Le moment était solennel. Lundi, dans le vaste hall de l'hôtel de ville, le maire Denis Coderre donnait son premier point de presse. Face à lui, une quarantaine de journalistes francophones et anglophones, calepin en main, micros tendus.

Denis Coderre a gravi le podium et il a répondu aux questions calmement, sans arrogance ni nervosité.

M. Coderre était de bonne humeur. Il avait laissé son ton grinçant et ses mouvements d'humeur au vestiaire. Pour cause, la veille, il avait été élu maire de Montréal, son rêve, ou plutôt son deuxième rêve, car il aurait préféré être chef du Parti libéral du Canada.

En 24 ans, j'ai côtoyé tous les styles: Jean Doré, Pierre Bourque, Gérald Tremblay, sans oublier ses successeurs éphémères, Michael Applebaum, arrêté pour fraude, et Laurent Blanchard, maire pendant cinq mois.

Montréal a eu droit à tout et à rien pendant 30 ans. La Ville a aussi eu 10 directeurs généraux en 10 ans. Elle est fatiguée, pour ne pas dire épuisée.

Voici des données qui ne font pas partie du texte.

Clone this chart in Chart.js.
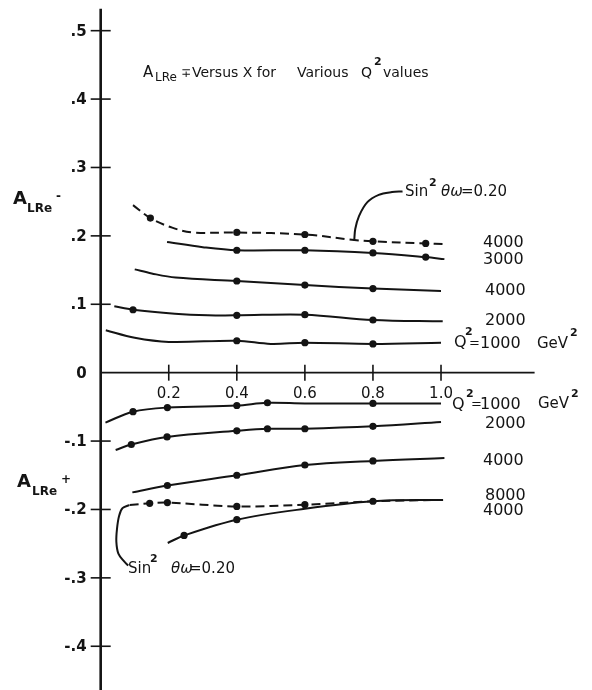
<!DOCTYPE html>
<html>
<head>
<meta charset="utf-8">
<script src="https://cdn.jsdelivr.net/npm/chart.js@4.4.1/dist/chart.umd.min.js"></script>
<style>
  html, body { margin: 0; padding: 0; background: #fff; }
  canvas { display: block; }
</style>
</head>
<body>
<canvas id="chart" width="592" height="690"></canvas>
<script>
// ── Axis ticks ───────────────────────────────────────────────────────────────
const xTicks      = [0.2, 0.4, 0.6, 0.8, 1.0];
const xTickLabels = ['0.2', '0.4', '0.6', '0.8', '1.0'];
const yTicks      = [0.5, 0.4, 0.3, 0.2, 0.1, 0, -0.1, -0.2, -0.3, -0.4];
const yTickLabels = ['.5', '.4', '.3', '.2', '.1', '0', '-.1', '-.2', '-.3', '-.4'];

// ── A_LRe- curves (upper half) ───────────────────────────────────────────────
const minusS020Q4000X = [0.095, 0.146, 0.21, 0.27, 0.40, 0.60, 0.745, 0.80, 0.955, 1.01];
const minusS020Q4000Y = [0.245, 0.226, 0.212, 0.205, 0.205, 0.202, 0.194, 0.192, 0.189, 0.188];
const minusS020Q4000DotX = [0.146, 0.40, 0.60, 0.80, 0.955];
const minusS020Q4000DotY = [0.226, 0.205, 0.202, 0.192, 0.189];

const minusQ3000X = [0.195, 0.30, 0.40, 0.60, 0.80, 0.955, 1.01];
const minusQ3000Y = [0.191, 0.1835, 0.179, 0.179, 0.175, 0.169, 0.166];
const minusQ3000DotX = [0.40, 0.60, 0.80, 0.955];
const minusQ3000DotY = [0.179, 0.179, 0.175, 0.169];

const minusQ4000X = [0.10, 0.15, 0.22, 0.40, 0.60, 0.80, 1.0];
const minusQ4000Y = [0.151, 0.145, 0.139, 0.134, 0.128, 0.123, 0.1195];
const minusQ4000DotX = [0.40, 0.60, 0.80];
const minusQ4000DotY = [0.134, 0.128, 0.123];

const minusQ2000X = [0.04, 0.095, 0.218, 0.315, 0.40, 0.60, 0.80, 1.005];
const minusQ2000Y = [0.097, 0.092, 0.0863, 0.084, 0.0838, 0.0848, 0.077, 0.075];
const minusQ2000DotX = [0.095, 0.40, 0.60, 0.80];
const minusQ2000DotY = [0.092, 0.0838, 0.0848, 0.077];

const minusQ1000X = [0.015, 0.10, 0.20, 0.40, 0.50, 0.60, 0.80, 1.0];
const minusQ1000Y = [0.062, 0.051, 0.045, 0.0467, 0.042, 0.0438, 0.042, 0.0438];
const minusQ1000DotX = [0.40, 0.60, 0.80];
const minusQ1000DotY = [0.0467, 0.0438, 0.042];

// ── A_LRe+ curves (lower half) ───────────────────────────────────────────────
const plusQ1000X = [0.014, 0.095, 0.196, 0.40, 0.49, 0.60, 0.80, 1.0];
const plusQ1000Y = [-0.073, -0.057, -0.051, -0.048, -0.044, -0.045, -0.045, -0.045];
const plusQ1000DotX = [0.095, 0.196, 0.40, 0.49, 0.80];
const plusQ1000DotY = [-0.057, -0.051, -0.048, -0.044, -0.045];

const plusQ2000X = [0.044, 0.09, 0.195, 0.40, 0.49, 0.60, 0.80, 1.0];
const plusQ2000Y = [-0.113, -0.105, -0.094, -0.085, -0.082, -0.082, -0.0785, -0.072];
const plusQ2000DotX = [0.09, 0.195, 0.40, 0.49, 0.60, 0.80];
const plusQ2000DotY = [-0.105, -0.094, -0.085, -0.082, -0.082, -0.0785];

const plusQ4000X = [0.093, 0.196, 0.40, 0.60, 0.80, 1.01];
const plusQ4000Y = [-0.175, -0.165, -0.150, -0.135, -0.129, -0.1247];
const plusQ4000DotX = [0.196, 0.40, 0.60, 0.80];
const plusQ4000DotY = [-0.165, -0.150, -0.135, -0.129];

const plusS020Q4000X = [0.085, 0.144, 0.196, 0.40, 0.60, 0.80, 1.006];
const plusS020Q4000Y = [-0.1935, -0.191, -0.190, -0.1955, -0.193, -0.188, -0.186];
const plusS020Q4000DotX = [0.144, 0.196, 0.40, 0.60, 0.80];
const plusS020Q4000DotY = [-0.191, -0.190, -0.1955, -0.193, -0.188];

const plusQ8000X = [0.197, 0.245, 0.40, 0.60, 0.80, 1.006];
const plusQ8000Y = [-0.249, -0.238, -0.215, -0.199, -0.188, -0.186];
const plusQ8000DotX = [0.245, 0.40];
const plusQ8000DotY = [-0.238, -0.215];

// ── Leader lines of the Sin²θw = 0.20 notes ──────────────────────────────────
const upperLeaderX = [0.745, 0.748, 0.759, 0.783, 0.817, 0.856, 0.887];
const upperLeaderY = [0.193, 0.21, 0.229, 0.249, 0.26, 0.264, 0.265];
const lowerLeaderX = [0.084, 0.064, 0.054, 0.048, 0.046, 0.052, 0.069, 0.081];
const lowerLeaderY = [-0.1936, -0.198, -0.2095, -0.228, -0.247, -0.2645, -0.276, -0.282];

// ── Helpers ──────────────────────────────────────────────────────────────────
const INK  = '#141414';
const FONT = "'DejaVu Sans', sans-serif";

function pts(xs, ys) {
    return xs.map((x, i) => ({ x: x, y: ys[i] }));
}

function curve(xs, ys, dashed) {
    return {
        type: 'line',
        data: pts(xs, ys),
        borderColor: INK,
        borderWidth: 2,
        borderDash: dashed ? [9, 5] : [],
        pointRadius: 0,
        tension: 0.35,
        fill: false
    };
}

function dots(xs, ys) {
    return {
        type: 'scatter',
        data: pts(xs, ys),
        backgroundColor: INK,
        borderColor: INK,
        borderWidth: 0,
        pointRadius: 3.6,
        showLine: false
    };
}

function txt(ctx, s, x, y, size, opts = {}) {
    ctx.font = `${opts.italic ? 'italic ' : ''}${opts.bold ? 'bold ' : ''}${size}px ${FONT}`;
    ctx.textAlign = opts.align || 'left';
    ctx.textBaseline = opts.baseline || 'alphabetic';
    ctx.fillText(s, x, y);
}

// ── Axes, ticks and lettering ────────────────────────────────────────────────
const yAxisTop = 0.532;
const xAxisEnd = 1.275;

const handAxes = {
    id: 'handAxes',
    beforeDatasetsDraw(chart) {
        const { ctx, scales: { x, y } } = chart;
        const x0 = x.getPixelForValue(0);
        const y0 = y.getPixelForValue(0);
        ctx.save();
        ctx.strokeStyle = INK;
        ctx.fillStyle = INK;

        // vertical axis
        ctx.lineWidth = 2.6;
        ctx.beginPath();
        ctx.moveTo(x0, y.getPixelForValue(yAxisTop));
        ctx.lineTo(x0, chart.height);
        ctx.stroke();

        // horizontal axis
        ctx.lineWidth = 1.6;
        ctx.beginPath();
        ctx.moveTo(x0, y0);
        ctx.lineTo(x.getPixelForValue(xAxisEnd), y0);
        ctx.stroke();

        // y ticks (crosses) and labels
        yTicks.forEach((v, i) => {
            const py = y.getPixelForValue(v);
            if (v !== 0) {
                ctx.lineWidth = 1.6;
                ctx.beginPath();
                ctx.moveTo(x0 - 10, py);
                ctx.lineTo(x0 + 10, py);
                ctx.stroke();
            }
            txt(ctx, yTickLabels[i], x0 - 14, py + 1, 15, { bold: true, align: 'right', baseline: 'middle' });
        });

        // x ticks and labels
        xTicks.forEach((v, i) => {
            const px = x.getPixelForValue(v);
            ctx.lineWidth = 1.6;
            ctx.beginPath();
            ctx.moveTo(px, y0 - 8);
            ctx.lineTo(px, y0 + 8);
            ctx.stroke();
            txt(ctx, xTickLabels[i], px, y0 + 21, 15, { align: 'center', baseline: 'middle' });
        });

        ctx.restore();
    },
    afterDatasetsDraw(chart) {
        const ctx = chart.ctx;
        ctx.save();
        ctx.fillStyle = INK;

        // title
        txt(ctx, 'A', 143, 77, 15);
        txt(ctx, 'LRe', 155, 81, 12);
        txt(ctx, '∓', 181, 77, 12);
        txt(ctx, 'Versus X for', 192, 77, 14);
        txt(ctx, 'Various', 297, 77, 14);
        txt(ctx, 'Q', 361, 77, 14);
        txt(ctx, '2', 374, 65, 11, { bold: true });
        txt(ctx, 'values', 383, 77, 14);

        // axis names
        txt(ctx, 'A', 13, 204, 18, { bold: true });
        txt(ctx, 'LRe', 27, 212, 12, { bold: true });
        txt(ctx, '-', 56, 200, 12, { bold: true });
        txt(ctx, 'A', 17, 487, 18, { bold: true });
        txt(ctx, 'LRe', 32, 495, 12, { bold: true });
        txt(ctx, '+', 61, 483, 12, { bold: true });

        // upper curve labels
        txt(ctx, '4000', 483, 247, 16);
        txt(ctx, '3000', 483, 264, 16);
        txt(ctx, '4000', 485, 295, 16);
        txt(ctx, '2000', 485, 325, 16);
        txt(ctx, 'Q', 454, 347, 16);
        txt(ctx, '2', 465, 335, 11, { bold: true });
        txt(ctx, '=', 469, 347, 13);
        txt(ctx, '1000', 480, 348, 16);
        txt(ctx, 'GeV', 537, 348, 15);
        txt(ctx, '2', 570, 336, 11, { bold: true });

        // lower curve labels
        txt(ctx, 'Q', 452, 409, 16);
        txt(ctx, '2', 466, 397, 11, { bold: true });
        txt(ctx, '=', 471, 408, 13);
        txt(ctx, '1000', 480, 409, 16);
        txt(ctx, 'GeV', 538, 408, 15);
        txt(ctx, '2', 571, 397, 11, { bold: true });
        txt(ctx, '2000', 485, 428, 16);
        txt(ctx, '4000', 483, 465, 16);
        txt(ctx, '8000', 485, 500, 16);
        txt(ctx, '4000', 483, 515, 16);

        // Sin²θw notes
        txt(ctx, 'Sin', 405, 196, 15);
        txt(ctx, '2', 429, 186, 11, { bold: true });
        txt(ctx, 'θω', 441, 196, 15, { italic: true });
        txt(ctx, '=0.20', 461, 196, 15);
        txt(ctx, 'Sin', 128, 573, 15);
        txt(ctx, '2', 150, 562, 11, { bold: true });
        txt(ctx, 'θω', 171, 573, 15, { italic: true });
        txt(ctx, '=0.20', 189, 573, 15);

        ctx.restore();
    }
};

// ── Chart ────────────────────────────────────────────────────────────────────
function initChart() {
    const ctx = document.getElementById('chart').getContext('2d');

    new Chart(ctx, {
        type: 'line',
        data: {
            datasets: [
                curve(minusS020Q4000X, minusS020Q4000Y, true),
                dots(minusS020Q4000DotX, minusS020Q4000DotY),
                curve(minusQ3000X, minusQ3000Y),
                dots(minusQ3000DotX, minusQ3000DotY),
                curve(minusQ4000X, minusQ4000Y),
                dots(minusQ4000DotX, minusQ4000DotY),
                curve(minusQ2000X, minusQ2000Y),
                dots(minusQ2000DotX, minusQ2000DotY),
                curve(minusQ1000X, minusQ1000Y),
                dots(minusQ1000DotX, minusQ1000DotY),
                curve(plusQ1000X, plusQ1000Y),
                dots(plusQ1000DotX, plusQ1000DotY),
                curve(plusQ2000X, plusQ2000Y),
                dots(plusQ2000DotX, plusQ2000DotY),
                curve(plusQ4000X, plusQ4000Y),
                dots(plusQ4000DotX, plusQ4000DotY),
                curve(plusS020Q4000X, plusS020Q4000Y, true),
                dots(plusS020Q4000DotX, plusS020Q4000DotY),
                curve(plusQ8000X, plusQ8000Y),
                dots(plusQ8000DotX, plusQ8000DotY),
                curve(upperLeaderX, upperLeaderY),
                curve(lowerLeaderX, lowerLeaderY)
            ]
        },
        options: {
            responsive: false,
            animation: false,
            devicePixelRatio: 1,
            layout: { padding: 0 },
            plugins: {
                legend: { display: false },
                tooltip: { enabled: false }
            },
            scales: {
                x: { type: 'linear', min: -0.2841, max: 1.4319, display: false },
                y: { type: 'linear', min: -0.4581, max: 0.5390, display: false }
            }
        },
        plugins: [handAxes]
    });
}

document.addEventListener('DOMContentLoaded', initChart);
</script>
</body>
</html>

Elle souffre d'un burn-out de maires et de directeurs généraux sur fond de corruption.

Quel sera le style de Coderre? Bonne question. Un populiste - il est le premier à l'admettre - au caractère parfois rude. Un homme qui a de la poigne et un réseau très étendu. Un maire qui sera capable de mettre son poing sur la table et qui ne s'écrasera pas devant les ministres, contrairement à d'autres que je ne nommerai pas.

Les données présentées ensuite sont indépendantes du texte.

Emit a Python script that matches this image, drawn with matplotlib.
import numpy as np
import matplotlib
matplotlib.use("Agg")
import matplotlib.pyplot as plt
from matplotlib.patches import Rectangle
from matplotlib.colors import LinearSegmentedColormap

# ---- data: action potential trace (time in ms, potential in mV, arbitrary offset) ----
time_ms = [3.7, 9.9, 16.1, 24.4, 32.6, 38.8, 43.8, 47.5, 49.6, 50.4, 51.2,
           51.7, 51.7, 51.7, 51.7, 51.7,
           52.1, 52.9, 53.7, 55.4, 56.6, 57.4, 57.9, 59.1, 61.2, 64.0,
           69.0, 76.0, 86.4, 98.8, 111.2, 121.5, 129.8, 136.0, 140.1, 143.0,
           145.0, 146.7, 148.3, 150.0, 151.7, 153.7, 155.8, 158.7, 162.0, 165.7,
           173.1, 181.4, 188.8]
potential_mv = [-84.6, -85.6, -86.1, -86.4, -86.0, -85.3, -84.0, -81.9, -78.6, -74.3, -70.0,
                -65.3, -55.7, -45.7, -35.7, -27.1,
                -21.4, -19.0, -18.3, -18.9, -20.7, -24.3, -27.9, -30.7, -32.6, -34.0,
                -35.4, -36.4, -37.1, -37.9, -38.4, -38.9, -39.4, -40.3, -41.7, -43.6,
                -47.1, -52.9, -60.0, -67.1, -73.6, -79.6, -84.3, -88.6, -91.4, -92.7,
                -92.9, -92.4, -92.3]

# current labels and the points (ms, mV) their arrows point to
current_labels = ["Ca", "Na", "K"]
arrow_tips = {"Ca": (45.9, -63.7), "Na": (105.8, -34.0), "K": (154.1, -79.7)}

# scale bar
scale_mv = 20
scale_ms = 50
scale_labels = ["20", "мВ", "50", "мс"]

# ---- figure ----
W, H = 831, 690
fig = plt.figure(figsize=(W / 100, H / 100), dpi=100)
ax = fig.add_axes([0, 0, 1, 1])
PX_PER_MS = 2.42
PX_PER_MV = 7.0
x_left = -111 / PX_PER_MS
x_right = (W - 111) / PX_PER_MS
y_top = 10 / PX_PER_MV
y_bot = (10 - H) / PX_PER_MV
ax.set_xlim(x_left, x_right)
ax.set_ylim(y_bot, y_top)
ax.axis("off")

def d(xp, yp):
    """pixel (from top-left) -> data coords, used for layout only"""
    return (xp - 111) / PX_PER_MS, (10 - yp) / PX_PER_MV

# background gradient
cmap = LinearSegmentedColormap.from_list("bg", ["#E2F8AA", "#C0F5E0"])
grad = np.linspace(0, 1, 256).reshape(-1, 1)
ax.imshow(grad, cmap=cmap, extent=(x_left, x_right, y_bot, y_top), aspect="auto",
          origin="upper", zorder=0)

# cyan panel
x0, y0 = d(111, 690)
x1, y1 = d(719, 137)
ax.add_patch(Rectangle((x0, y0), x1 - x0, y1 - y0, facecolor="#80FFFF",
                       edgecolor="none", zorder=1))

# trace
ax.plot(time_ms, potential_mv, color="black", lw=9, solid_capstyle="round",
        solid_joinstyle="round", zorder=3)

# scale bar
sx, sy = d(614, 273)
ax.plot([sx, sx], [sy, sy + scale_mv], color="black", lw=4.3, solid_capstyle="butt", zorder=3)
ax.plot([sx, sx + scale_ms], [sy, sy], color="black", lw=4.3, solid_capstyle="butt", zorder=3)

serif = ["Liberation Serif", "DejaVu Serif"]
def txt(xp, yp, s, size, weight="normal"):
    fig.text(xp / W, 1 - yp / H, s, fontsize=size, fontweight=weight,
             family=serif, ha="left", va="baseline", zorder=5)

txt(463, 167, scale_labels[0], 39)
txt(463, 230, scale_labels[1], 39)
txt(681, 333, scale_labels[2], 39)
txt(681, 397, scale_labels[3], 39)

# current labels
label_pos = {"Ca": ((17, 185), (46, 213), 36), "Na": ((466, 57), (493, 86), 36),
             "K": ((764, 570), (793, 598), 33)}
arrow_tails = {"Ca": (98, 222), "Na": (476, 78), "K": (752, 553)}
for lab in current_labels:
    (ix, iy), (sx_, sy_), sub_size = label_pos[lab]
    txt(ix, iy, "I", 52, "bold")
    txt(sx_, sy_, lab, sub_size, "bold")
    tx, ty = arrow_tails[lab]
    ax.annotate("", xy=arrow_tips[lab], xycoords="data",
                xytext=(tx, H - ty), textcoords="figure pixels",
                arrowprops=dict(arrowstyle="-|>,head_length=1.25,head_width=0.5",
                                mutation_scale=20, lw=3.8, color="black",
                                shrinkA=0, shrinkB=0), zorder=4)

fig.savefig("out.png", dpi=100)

La majorité de Coderre est courte: 32% des votes. Ses adversaires, Côté, Joly et Bergeron, en ont recueilli le double, soit 65%. Denis Coderre a dit qu'il a reçu un «mandat clair» de la population. Le mandat est tout sauf clair. De plus, il est minoritaire au conseil municipal: il ne détient que 27 des 65 sièges.

Il devra donc courtiser l'opposition pour faire adopter son programme. Mais Coderre ne croit pas aux partis politiques. Lundi, après le point de presse, je lui ai demandé s'il allait dissoudre son parti. «J'y songe», a-t-il répondu.

M. Coderre veut révolutionner le conseil municipal, qui fonctionne avec des partis politiques structurés depuis des décennies. Son principal adversaire, Projet Montréal, détient 20 sièges. Projet est un parti, un vrai, pur et dur. Deux visions vont s'affronter.

Pour Denis Coderre, Montréal n'est pas un Parlement, mais une administration. Sauf que la Ville n'est pas un gros conseil d'administration. Bien au contraire. Montréal est une machine extrêmement complexe avec ses 28 000 employés, ses 13 syndicats et associations professionnelles et son budget trois fois plus important que celui de l'Île-du-Prince-Édouard.

La présence d'une opposition forte et structurée est essentielle. C'était bien beau, la coalition qui a dirigé Montréal pendant un an, mais elle a créé un effet pervers important, celui d'endormir l'opposition, qui faisait désormais partie du pouvoir. Je ne comprends pas cette marotte anti-partis politiques. Et je ne crois pas aux coalitions où tout le monde il est beau, tout le monde il est gentil. L'élection dimanche de 20 élus de Projet Montréal est une excellente nouvelle. Ils seront nos yeux et nos oreilles.

Pour obtenir la majorité, Coderre devra donc faire la cour aux huit indépendants, aux quatre élus de Mélanie Joly et aux six de Coalition Montréal, qui sont orphelins, car leur chef, Marcel Côté, a décidé de jeter l'éponge. Denis Coderre a d'ailleurs l'intention d'appeler Côté pour lui offrir un poste. «J'ai besoin d'un homme comme lui», aurait-il dit.

Les rumeurs parlent aussi de Jacques Duchesneau, qui pourrait être le premier inspecteur général de la Ville, un poste que Coderre a promis de créer pour combattre la corruption. Une bonne prise: M. Net appelé à la rescousse pour faire le ménage à l'hôtel de ville. Est-ce que ce sera suffisant pour faire oublier les anciens élus d'Union Montréal que Coderre a recrutés sans sourciller? Peut-être. En espérant que l'Unité permanente anticorruption ne fasse pas d'autres descentes à l'hôtel de ville.

Si Coderre réussit à bien s'entourer et que l'opposition fait son travail, Montréal pourra enfin respirer. Un peu.